La denuncia fue puesta por Joanna de los Reyes, una mulata nacida en Celaya. Es sus declaraciones alega algo que escuchó en la cocina de la casa del matrimonio de Don Francisco Bravo y Doña Anna de Aguilar.

Según sus declaraciones, aquella mañana ella se encontraba indispuesta y recostada sobre un petate dentro de la cocina de la casa; estando tendida allí, vio que Francisca- la nodriza indígena de Doña Anna, molía en el metate algo que ella no pudo reconocer a pesar de tener muchos conocimientos sobre las especias de la cocina debido a su oficio como cocinera. Una vez que acabó de moler, Francisca comenzó a cernirlo; en ese momento, Joanna se atrevió a preguntarle que era aquél polvo cenizo. Francisca le respondió que no era más que un remedio para los dientes, algo que ella creyó.

Minutos después, Doña Anna entró a la cocina y le ordenó a Joanna y a otra mulata que prepararan guisado de pollo en una cazuela. Una vez que terminaron de hacerlo, Doña Anna pidió que lo guardaran para Don Francisco Bravo haciendo hincapié en que nadie debía tocarlo.

Cuando el marido de Doña Anna llegó a la casa, ella acudió inmediatamente a la cocina y puso a calentar la cazuela de ave mientras Francisca echaba encima del guisado los polvos que previamente había molido y cernido. Según las declaraciones de Joanna, el patrón no tenía hambre y no quiso cenar, por lo que el pollo se lo tuvo que comer a regañadientes la misma Francisca con todo y polvos.

Días después, Joanna fue testigo de una terrible discusión entre Doña Anna y su nodriza, la patrona le gritó “puta perra india” y Francisca le respondió que mejor ser puta que hechicera. Doña Anna salió como diablo de la cocina dejando a Francisca y las mulatas en ella; cuando las cocineras le preguntaron qué era lo que había pasado, ella les dijo que Doña Anna le había hecho moler sesos de burro, cabezas de paloma y cuervo, así como algunas cochinillas para embrujar a su marido.

En ninguno de los tres casos se indica si las mujeres protagonistas de estas historias fueron llevadas a juicio inquisitorial como ocurrió en aquellos tiempos en algunos estados vecinos, tampoco se da a conocer el destino de los maridos ni las personas involucradas en ellos.

Los sesos de burro secos y molidos eran usados tanto en alimentos, pócimas y/o bebidas para ocasionar el mismo efecto que tiene el toloache en las personas; por lo menos esa era la idea “tranquilizadora” que se tenía en los rituales de hechicería novohispanos.

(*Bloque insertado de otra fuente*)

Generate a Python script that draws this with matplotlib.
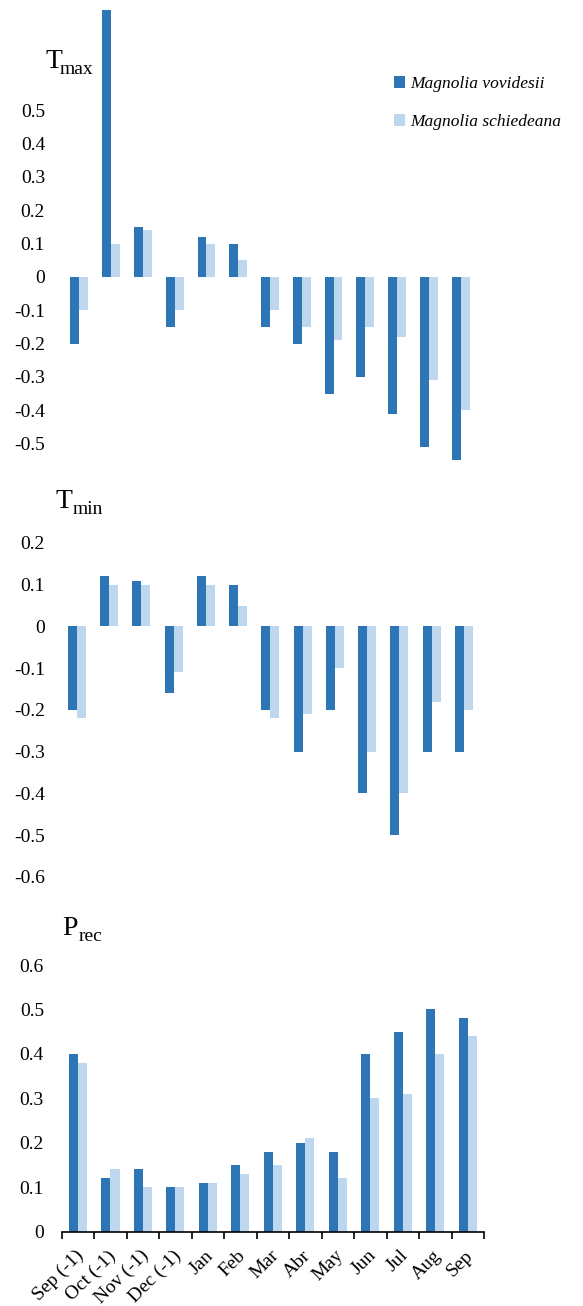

Generalmente eran usados en contra de los hombres infieles o agresivos con la finalidad de dominar sus necesidades sexuales o sus modos toscos, aunque también eran usados por mujeres en contra de otras mujeres. Las declaraciones en contra de las brujas no eran siempre ciertas, en este caso compartimos -en su mayoría- las mismas razones que los demandantes de Europa o Estados Unidos. El acusar a una persona de brujería era una forma segura de deshacerse de ella, en México existen solo algunos casos en donde la Inquisición provocó la muerte de mujeres y fue por negligencia de las autoridades locales no por tortura o pena de muerte en hoguera; sin embargo, cuando una mujer era acusada de provocar males a causa de embrujos o hechizos, perdía el apoyo de toda su comunidad e incluso de su familia, fuera bruja o simplemente una mujer odiada por el denunciante.

Lo curioso de los casos de brujería en la época colonial es que no tienen un patrón clasista ni racial; las mujeres acusadas eran blancas, mestizas, mulatas, criollas o indígenas sin importar las diferencias sociales, económicas y/o culturales.

Sin duda alguna, debe haber cientos de historias como las de estas tres mujeres en todos los rincones y épocas de Celaya; a final de cuentas, este lugar fue parte del gran cazón del mestizaje cultural en la época colonial. Cientos de brujas llegaron y se fueron entre los caminos reales y también entre los rurales, llevándose consigo sus historias, sus hechizos, sus lágrimas y sus amores.